Global businesses can fund their operations through sources like early-stage investors, reinvesting profits, borrowing, and selling stock. They face exchange rate risks which include transaction risk, translation risk, and economic risk, impacting costs, financial reporting, and market value.

Step-by-step explanation:

Sources of Funds for Global Businesses

Global businesses can utilize various sources of funding to support their international operations.
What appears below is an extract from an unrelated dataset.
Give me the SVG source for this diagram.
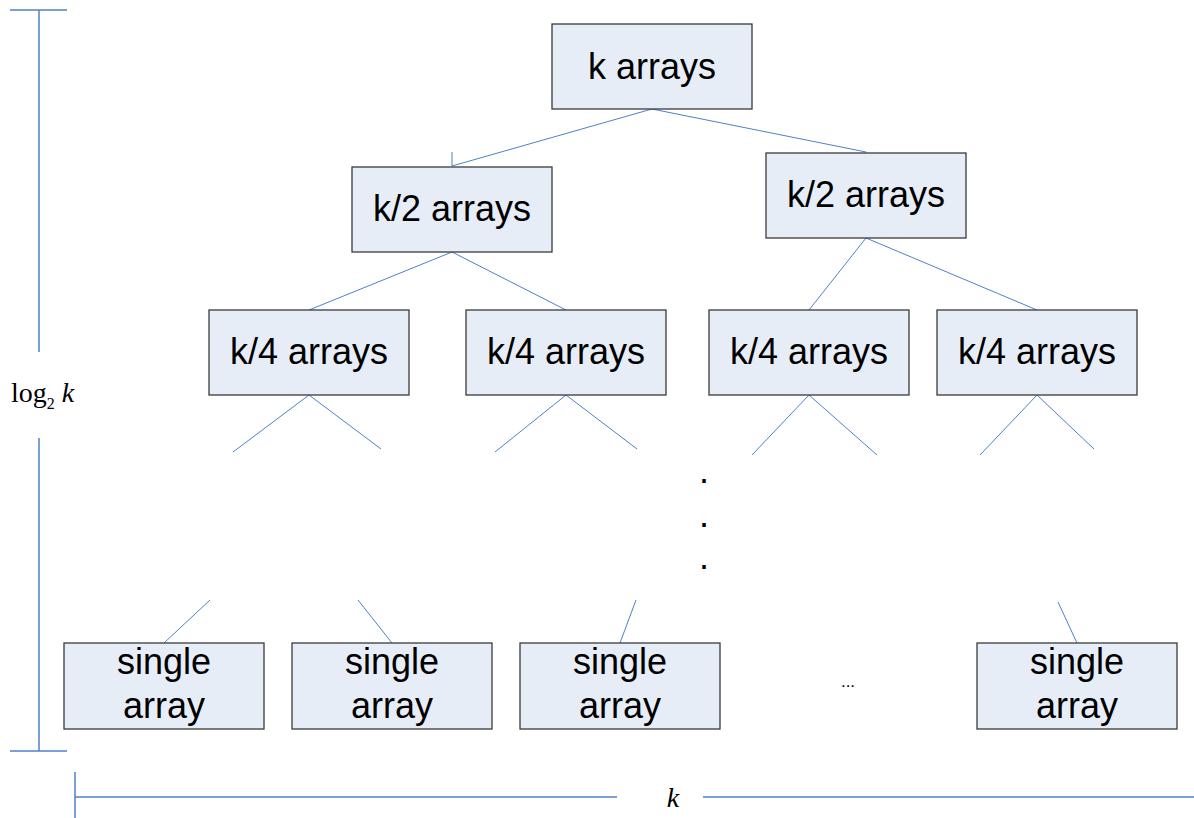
<svg xmlns="http://www.w3.org/2000/svg" width="1194" height="818" viewBox="0 0 1194 818">
<style>
.box{fill:#e7edf7;stroke:#3a3a3a;stroke-width:1.3}
.lbl{font-family:"Liberation Sans",Arial,sans-serif;font-size:36px;fill:#000;text-anchor:middle}
.con{stroke:#4f81c7;stroke-width:1;fill:none}
.dim{stroke:#4f81c7;stroke-width:1.5;fill:none}
.math{font-family:"Liberation Serif","Times New Roman",serif;fill:#000}
</style>
<rect width="1194" height="818" fill="#fff"/>
<g id="connectors">
<line class="con" x1="652" y1="109" x2="452" y2="166"/>
<line class="con" x1="452" y1="152" x2="452" y2="166"/>
<line class="con" x1="652" y1="109" x2="866" y2="152"/>
<line class="con" x1="452" y1="252" x2="309" y2="310"/>
<line class="con" x1="452" y1="252" x2="566" y2="310"/>
<line class="con" x1="866" y1="238" x2="809" y2="310"/>
<line class="con" x1="866" y1="238" x2="1037" y2="310"/>
<line class="con" x1="309" y1="395" x2="233" y2="452"/>
<line class="con" x1="309" y1="395" x2="381" y2="449"/>
<line class="con" x1="566" y1="395" x2="495" y2="452"/>
<line class="con" x1="566" y1="395" x2="637" y2="449"/>
<line class="con" x1="809" y1="395" x2="752" y2="455"/>
<line class="con" x1="809" y1="395" x2="877" y2="455"/>
<line class="con" x1="1037" y1="395" x2="980" y2="455"/>
<line class="con" x1="1037" y1="395" x2="1094" y2="449"/>
<line class="con" x1="210" y1="600" x2="164" y2="643"/>
<line class="con" x1="358" y1="600" x2="392" y2="643"/>
<line class="con" x1="636" y1="600" x2="620" y2="643"/>
<line class="con" x1="1058" y1="602" x2="1077" y2="643"/>
</g>
<g id="n_top"><rect class="box" x="552" y="24" width="200" height="85"/><text class="lbl" x="652" y="79">k arrays</text></g>
<g id="n_half_l"><rect class="box" x="352" y="167" width="200" height="85"/><text class="lbl" x="452" y="221">k/2 arrays</text></g>
<g id="n_half_r"><rect class="box" x="766" y="153" width="200" height="85"/><text class="lbl" x="866" y="207">k/2 arrays</text></g>
<g id="n_q1"><rect class="box" x="209" y="310" width="200" height="85"/><text class="lbl" x="309" y="364">k/4 arrays</text></g>
<g id="n_q2"><rect class="box" x="466" y="310" width="200" height="85"/><text class="lbl" x="566" y="364">k/4 arrays</text></g>
<g id="n_q3"><rect class="box" x="709" y="310" width="200" height="85"/><text class="lbl" x="809" y="364">k/4 arrays</text></g>
<g id="n_q4"><rect class="box" x="937" y="310" width="200" height="85"/><text class="lbl" x="1037" y="364">k/4 arrays</text></g>
<g id="n_s1"><rect class="box" x="64" y="643" width="200" height="86"/><text class="lbl" x="164" y="674">single</text><text class="lbl" x="164" y="718">array</text></g>
<g id="n_s2"><rect class="box" x="292" y="643" width="200" height="86"/><text class="lbl" x="392" y="674">single</text><text class="lbl" x="392" y="718">array</text></g>
<g id="n_s3"><rect class="box" x="520" y="643" width="200" height="86"/><text class="lbl" x="620" y="674">single</text><text class="lbl" x="620" y="718">array</text></g>
<g id="n_s4"><rect class="box" x="977" y="643" width="200" height="86"/><text class="lbl" x="1077" y="674">single</text><text class="lbl" x="1077" y="718">array</text></g>
<g id="ellipsis">
<text class="lbl" x="704" y="483">.</text>
<text class="lbl" x="704" y="527">.</text>
<text class="lbl" x="704" y="569">.</text>
<text x="848" y="687" font-family="Liberation Sans,Arial,sans-serif" font-size="17" text-anchor="middle">...</text>
</g>
<g id="dim_height">
<line class="dim" x1="10" y1="10" x2="67" y2="10"/>
<line class="dim" x1="39" y1="10" x2="39" y2="352"/>
<line class="dim" x1="39" y1="438" x2="39" y2="751"/>
<line class="dim" x1="10" y1="751" x2="67" y2="751"/>
<text class="math" x="11" y="402" font-size="28">log<tspan font-size="16" dy="7">2</tspan><tspan dy="-7" font-style="italic"> k</tspan></text>
</g>
<g id="dim_width">
<line class="dim" x1="75" y1="772" x2="75" y2="818"/>
<line class="dim" x1="75" y1="797" x2="617" y2="797"/>
<line class="dim" x1="703" y1="797" x2="1194" y2="797"/>
<text class="math" x="673" y="807" font-size="28" font-style="italic" text-anchor="middle">k</text>
</g>
</svg>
These include:

  • Early-stage investors, who provide capital during the initial stages of business growth.
  • Revenue generation by reinvesting profits from existing operations.
  • Borrowing through banks or issuing bonds, which can provide substantial capital for expansion.
  • Selling stock in public markets to raise funds and spread ownership among a broader group of investors.



Types of Exchange Rate Risks

Engaging in international trade exposes businesses to several types of exchange rate risks, such as:

  1. Transaction risk: Arises from the possibility of exchange rate fluctuations between the initiation and settlement of a contract, potentially affecting transaction costs.
  2. Translation risk: Occurs when consolidating financial statements from various countries, where differences in exchange rates can impact reported earnings.
  3. Economic risk: Involves the potential effect of currency value changes on a company's market value, considering shifts in competitive advantage due to exchange rate movements.

For example, a sharp appreciation of the home currency could make an export-focused business less competitive internationally. Conversely, a weak home currency might benefit importers but harm domestic companies competing with foreign imports.